Print nothing but the lines from the start of the listing below through the line that contains "bin_left = list(range(0, 3000, bin_width))". Do not include the pictures.

## begin Data shown

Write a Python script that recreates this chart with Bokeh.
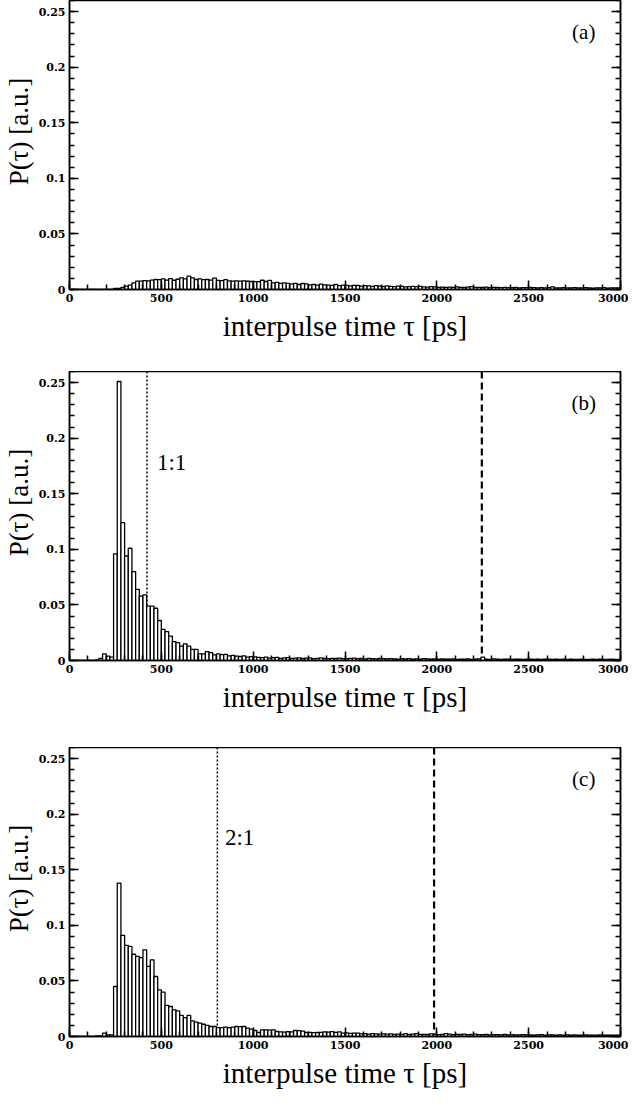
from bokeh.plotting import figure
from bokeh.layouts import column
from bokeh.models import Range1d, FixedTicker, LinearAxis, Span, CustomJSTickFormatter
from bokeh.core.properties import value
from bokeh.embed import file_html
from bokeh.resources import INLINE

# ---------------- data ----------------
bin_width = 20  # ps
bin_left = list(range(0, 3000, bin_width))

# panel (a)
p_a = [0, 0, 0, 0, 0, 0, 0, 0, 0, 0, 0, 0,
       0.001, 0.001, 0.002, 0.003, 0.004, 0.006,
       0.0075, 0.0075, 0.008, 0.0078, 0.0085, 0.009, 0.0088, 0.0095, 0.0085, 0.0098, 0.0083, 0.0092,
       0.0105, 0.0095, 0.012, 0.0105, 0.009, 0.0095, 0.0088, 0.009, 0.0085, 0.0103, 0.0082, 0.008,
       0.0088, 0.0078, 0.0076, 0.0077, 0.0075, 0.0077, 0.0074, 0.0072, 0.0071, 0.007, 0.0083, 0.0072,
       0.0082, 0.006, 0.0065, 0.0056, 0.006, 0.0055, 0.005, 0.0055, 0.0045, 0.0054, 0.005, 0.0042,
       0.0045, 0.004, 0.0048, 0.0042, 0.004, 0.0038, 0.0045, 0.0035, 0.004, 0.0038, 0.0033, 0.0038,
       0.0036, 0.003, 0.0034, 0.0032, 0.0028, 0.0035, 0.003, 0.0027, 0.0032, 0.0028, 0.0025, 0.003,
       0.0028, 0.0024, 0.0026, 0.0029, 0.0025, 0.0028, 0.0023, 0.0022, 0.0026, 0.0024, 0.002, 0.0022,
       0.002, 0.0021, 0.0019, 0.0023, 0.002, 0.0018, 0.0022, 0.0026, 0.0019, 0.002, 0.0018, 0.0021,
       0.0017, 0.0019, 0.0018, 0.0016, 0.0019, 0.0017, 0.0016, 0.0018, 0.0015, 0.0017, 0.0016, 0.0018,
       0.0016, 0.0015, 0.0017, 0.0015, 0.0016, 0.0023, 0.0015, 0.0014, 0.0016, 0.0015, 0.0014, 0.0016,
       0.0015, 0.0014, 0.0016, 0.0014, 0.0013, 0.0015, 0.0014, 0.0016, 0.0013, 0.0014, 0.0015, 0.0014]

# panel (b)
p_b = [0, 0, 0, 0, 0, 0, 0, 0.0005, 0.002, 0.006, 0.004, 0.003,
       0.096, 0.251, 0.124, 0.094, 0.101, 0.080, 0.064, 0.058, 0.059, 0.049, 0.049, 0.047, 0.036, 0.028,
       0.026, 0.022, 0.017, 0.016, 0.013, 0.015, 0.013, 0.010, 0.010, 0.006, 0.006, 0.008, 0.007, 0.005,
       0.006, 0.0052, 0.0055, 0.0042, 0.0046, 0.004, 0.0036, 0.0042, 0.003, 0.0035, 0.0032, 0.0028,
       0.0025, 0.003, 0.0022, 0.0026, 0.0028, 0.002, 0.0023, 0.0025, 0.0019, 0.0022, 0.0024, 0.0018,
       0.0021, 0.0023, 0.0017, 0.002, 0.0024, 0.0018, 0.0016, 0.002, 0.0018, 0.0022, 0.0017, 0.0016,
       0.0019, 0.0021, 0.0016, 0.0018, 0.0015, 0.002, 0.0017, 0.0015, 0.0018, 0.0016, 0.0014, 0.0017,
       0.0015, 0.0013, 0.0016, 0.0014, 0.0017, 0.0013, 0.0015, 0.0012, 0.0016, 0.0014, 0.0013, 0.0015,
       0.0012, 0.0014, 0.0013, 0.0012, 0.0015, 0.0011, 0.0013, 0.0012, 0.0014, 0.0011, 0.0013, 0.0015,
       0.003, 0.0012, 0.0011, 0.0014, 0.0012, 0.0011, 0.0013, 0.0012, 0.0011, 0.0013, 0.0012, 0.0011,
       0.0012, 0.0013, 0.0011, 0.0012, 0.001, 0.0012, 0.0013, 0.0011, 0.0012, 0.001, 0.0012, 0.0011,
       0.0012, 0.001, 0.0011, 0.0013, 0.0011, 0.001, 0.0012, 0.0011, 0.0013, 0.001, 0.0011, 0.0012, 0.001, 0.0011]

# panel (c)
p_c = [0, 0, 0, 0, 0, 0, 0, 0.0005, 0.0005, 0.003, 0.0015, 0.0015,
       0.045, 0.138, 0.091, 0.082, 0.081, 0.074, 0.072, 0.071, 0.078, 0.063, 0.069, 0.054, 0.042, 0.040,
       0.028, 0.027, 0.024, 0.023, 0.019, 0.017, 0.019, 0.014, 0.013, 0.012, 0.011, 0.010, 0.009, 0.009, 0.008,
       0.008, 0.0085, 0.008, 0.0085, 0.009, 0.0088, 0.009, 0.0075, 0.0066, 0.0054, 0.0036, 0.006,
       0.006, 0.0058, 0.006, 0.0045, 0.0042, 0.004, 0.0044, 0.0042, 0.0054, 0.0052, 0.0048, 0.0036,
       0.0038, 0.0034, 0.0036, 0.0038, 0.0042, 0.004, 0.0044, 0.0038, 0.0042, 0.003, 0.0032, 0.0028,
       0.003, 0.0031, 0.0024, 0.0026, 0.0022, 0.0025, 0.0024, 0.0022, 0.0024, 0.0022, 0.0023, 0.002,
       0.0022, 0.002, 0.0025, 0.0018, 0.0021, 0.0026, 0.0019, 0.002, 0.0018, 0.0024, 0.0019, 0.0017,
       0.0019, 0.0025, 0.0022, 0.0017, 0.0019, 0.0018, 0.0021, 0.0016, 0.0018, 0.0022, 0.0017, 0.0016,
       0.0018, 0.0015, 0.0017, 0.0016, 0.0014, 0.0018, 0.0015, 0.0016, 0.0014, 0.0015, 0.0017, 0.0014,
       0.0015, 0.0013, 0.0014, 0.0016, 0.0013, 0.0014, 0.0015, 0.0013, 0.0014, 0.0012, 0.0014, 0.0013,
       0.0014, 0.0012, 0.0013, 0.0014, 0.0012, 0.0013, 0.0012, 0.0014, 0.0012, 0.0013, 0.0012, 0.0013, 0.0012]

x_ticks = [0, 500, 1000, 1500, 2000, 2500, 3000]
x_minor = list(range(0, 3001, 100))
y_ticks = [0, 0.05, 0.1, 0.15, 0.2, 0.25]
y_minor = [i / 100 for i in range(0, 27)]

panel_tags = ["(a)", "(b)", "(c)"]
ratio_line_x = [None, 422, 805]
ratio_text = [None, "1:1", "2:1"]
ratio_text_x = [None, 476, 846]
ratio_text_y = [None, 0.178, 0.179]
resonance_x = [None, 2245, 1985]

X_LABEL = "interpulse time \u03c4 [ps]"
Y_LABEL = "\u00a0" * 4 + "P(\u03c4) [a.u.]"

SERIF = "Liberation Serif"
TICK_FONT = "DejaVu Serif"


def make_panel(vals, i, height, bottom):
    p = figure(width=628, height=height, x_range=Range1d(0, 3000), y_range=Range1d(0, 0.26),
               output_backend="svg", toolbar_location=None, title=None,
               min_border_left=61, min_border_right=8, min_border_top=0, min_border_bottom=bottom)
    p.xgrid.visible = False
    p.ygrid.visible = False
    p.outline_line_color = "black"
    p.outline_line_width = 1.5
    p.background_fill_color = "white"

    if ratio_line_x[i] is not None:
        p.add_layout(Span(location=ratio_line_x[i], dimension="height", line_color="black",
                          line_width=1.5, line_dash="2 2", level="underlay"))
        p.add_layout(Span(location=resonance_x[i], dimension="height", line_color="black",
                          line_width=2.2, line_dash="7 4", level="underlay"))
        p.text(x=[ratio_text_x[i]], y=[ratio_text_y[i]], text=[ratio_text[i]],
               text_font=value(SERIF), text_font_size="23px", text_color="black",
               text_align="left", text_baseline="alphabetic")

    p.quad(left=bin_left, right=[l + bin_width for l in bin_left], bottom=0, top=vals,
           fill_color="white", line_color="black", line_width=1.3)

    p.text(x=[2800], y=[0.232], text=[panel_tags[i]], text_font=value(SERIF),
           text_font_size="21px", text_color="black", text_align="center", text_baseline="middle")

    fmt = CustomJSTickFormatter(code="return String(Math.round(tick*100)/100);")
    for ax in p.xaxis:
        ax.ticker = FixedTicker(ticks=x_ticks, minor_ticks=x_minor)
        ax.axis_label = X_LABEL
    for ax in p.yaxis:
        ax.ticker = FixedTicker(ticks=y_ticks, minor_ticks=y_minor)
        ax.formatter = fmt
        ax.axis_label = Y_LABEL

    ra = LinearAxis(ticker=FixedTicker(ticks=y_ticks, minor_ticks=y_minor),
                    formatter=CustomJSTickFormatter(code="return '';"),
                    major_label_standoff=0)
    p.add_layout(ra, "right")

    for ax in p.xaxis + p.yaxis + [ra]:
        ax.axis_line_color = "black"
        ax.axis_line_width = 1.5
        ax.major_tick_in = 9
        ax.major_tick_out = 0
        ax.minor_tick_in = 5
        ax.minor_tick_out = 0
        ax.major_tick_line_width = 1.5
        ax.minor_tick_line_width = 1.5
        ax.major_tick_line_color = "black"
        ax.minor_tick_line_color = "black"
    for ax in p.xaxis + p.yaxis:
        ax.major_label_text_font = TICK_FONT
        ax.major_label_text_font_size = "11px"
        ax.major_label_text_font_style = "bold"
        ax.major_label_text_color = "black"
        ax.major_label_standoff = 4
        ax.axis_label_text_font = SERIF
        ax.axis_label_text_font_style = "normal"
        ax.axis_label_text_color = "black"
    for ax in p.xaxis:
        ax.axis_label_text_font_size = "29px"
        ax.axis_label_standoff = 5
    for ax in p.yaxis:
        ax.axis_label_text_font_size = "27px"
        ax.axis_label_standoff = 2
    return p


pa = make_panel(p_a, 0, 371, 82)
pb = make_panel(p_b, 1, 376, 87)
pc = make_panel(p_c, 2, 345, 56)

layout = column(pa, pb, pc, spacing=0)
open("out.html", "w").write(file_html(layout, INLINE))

## end Data shown

> **Answer in full**
Write a Python script that recreates this chart with Bokeh.
from bokeh.plotting import figure
from bokeh.layouts import column
from bokeh.models import Range1d, FixedTicker, LinearAxis, Span, CustomJSTickFormatter
from bokeh.core.properties import value
from bokeh.embed import file_html
from bokeh.resources import INLINE

# ---------------- data ----------------
bin_width = 20  # ps
bin_left = list(range(0, 3000, bin_width))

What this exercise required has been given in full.